There were a ton of public hearings and opportunities for the public to make their feelings known. This is pretty dumb. Similar to the recall effort that failed in Ashland.

Fletch October 25, 2007 at 7:37pm

This is horrible - a recall is a terrible idea. I think they do speak for the constituents—ALL of them. The needs of the many outweight the needs of the few. I would guess, if polled, the public would close the schools and use those teachers and administrators at new locations soon to open up. I think if they push the recall, they stand to turn some of the public support they may have on their side against them. Just be unhappy with the decision and move on.

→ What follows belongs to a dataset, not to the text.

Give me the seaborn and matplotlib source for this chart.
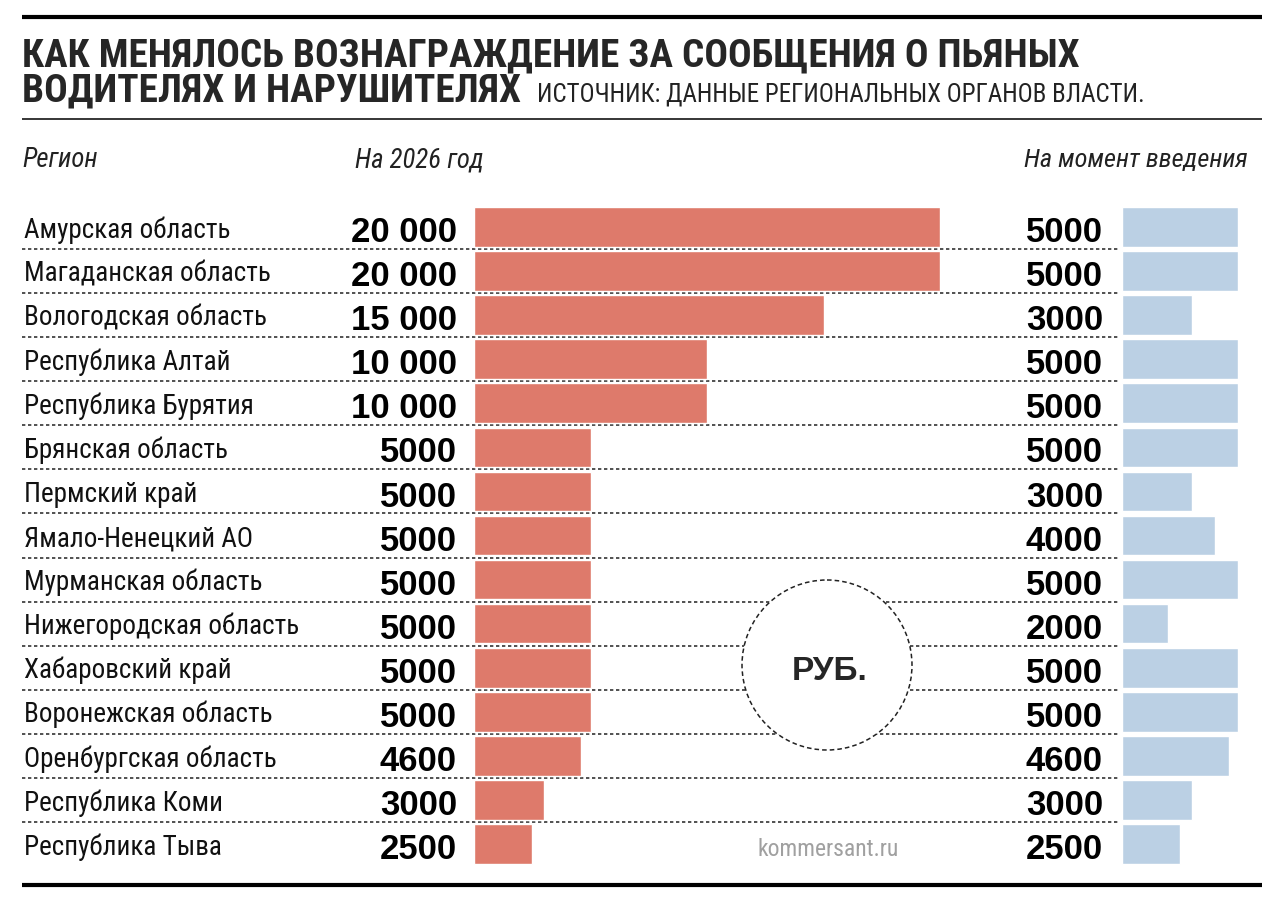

isotope October 25, 2007 at 8:57pm

I’m not real familiar with Hawthorne, but am with Dawes. The way Northeast Lincoln is growing, and with all the new development going in around north 84th, I can’t understand the logic of trying to close Dawes. Mickle is already crowded, even when using portables (in MHO, if you’re using portables, you’ve exceeded a school’s capacity). If you close Dawes, where are all the new kids from those new neighborhoods going to go? Waverly?

It’s not just people “unhappy” with a decision. It’s people feeling that we’re backing ourselves into corners with overcrowded schools, and that we’re not looking at the best solutions for our kids and families. These decisions affect not just a neighborhood, but the city as a whole.